12. Keep Your Mouth Shut. Most law firms are hotbeds of gossip and political intrigue. Stay away. Do not ever engage in gossip or the spreading of rumors. It may be a fun thing to do, but more than one associate has gone off the partnership track because of an unwise comment or the repetition of a particularly juicy bit of scandal.
At the same time, keep your eyes and ears open. You will learn a lot about the internal operation of the firm if you simply watch and listen carefully as a silent observer. You should endeavor to develop a reputation as a person who can keep confidences. If you ever lose that reputation, then you've lost it forever.
13. Learn How to Operate All of the Machines. A modern law firm cannot function without computers, copy machines, facsimile devices and other high-tech gear. You may be tempted to leave the operation and servicing of these devices to the law firm's staff or to professional repair people.
Resist that temptation. Believe me; there will come a time late at night and with a service deadline rapidly approaching when the Xerox machine runs out of toner. If you don't know how to replace the toner, you will be in trouble. If you don't know that the postage meter will not print postage greater than $1.00 without holding down that little red button, you will be in trouble.
14. Practice Good Telephone Habits. No, this is not an admonition to speak clearly or to pick up the telephone promptly; you already know that. There are certain techniques to using the telephone in a business context which you should learn to apply religiously. For example, many people think that it is impressive to have all of their telephone calls placed by a secretary. It isn't. In reality, you usually gain a tactical advantage if you make your telephone calls yourself. At a minimum, your secretary should never place a call to a judge's chambers; it is, after all, a chance to ingratiate yourself with the judge's secretary or bailiff and why waste such an opportunity?
Don't use the speakerphone unless other people in your office need to participate in the conversation. It irritates many people. Try to return every telephone call on the same day. This is especially important when a client calls. Don't use the telephone to summon paralegals and other helpers to your office. If you take the trouble to visit them, you will soon find that they are giving you extra effort.
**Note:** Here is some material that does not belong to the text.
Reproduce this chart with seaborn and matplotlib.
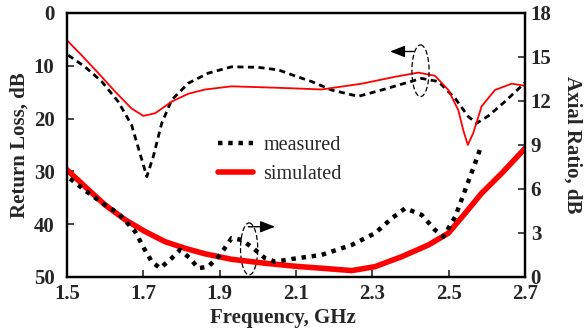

15. Look and Act Like a Lawyer. There is a certain uniform style and set of mannerisms which most successful lawyers share. That's why you can always spot them on the sidewalk; it is almost a caricature. Every institution tends to hire and reward people who look exactly like the members of that institution, but some associates, by background or inclination, come into a law firm not knowing what the rules are or determined to preserve their own unique style.
Sorry, but the Rules prevail and those Rules are conservative. Suits (preferably blue or grey) and ties for the men. Tailored suits with a minimum of jewelry for the women. No long hair for the men. No dangling earrings for the women. In case of doubt, dress and act like the senior partners do. It may seem like a trivial or obvious matter, but it counts more than you might expect.
In many respects, a law firm is an exclusive club with its own unique initiation rites and unspoken code of conduct. The sooner that you learn those unwritten rules, the sooner you will be on your way to becoming the wealthy, famous and powerful attorney that your mother always meant for you to be.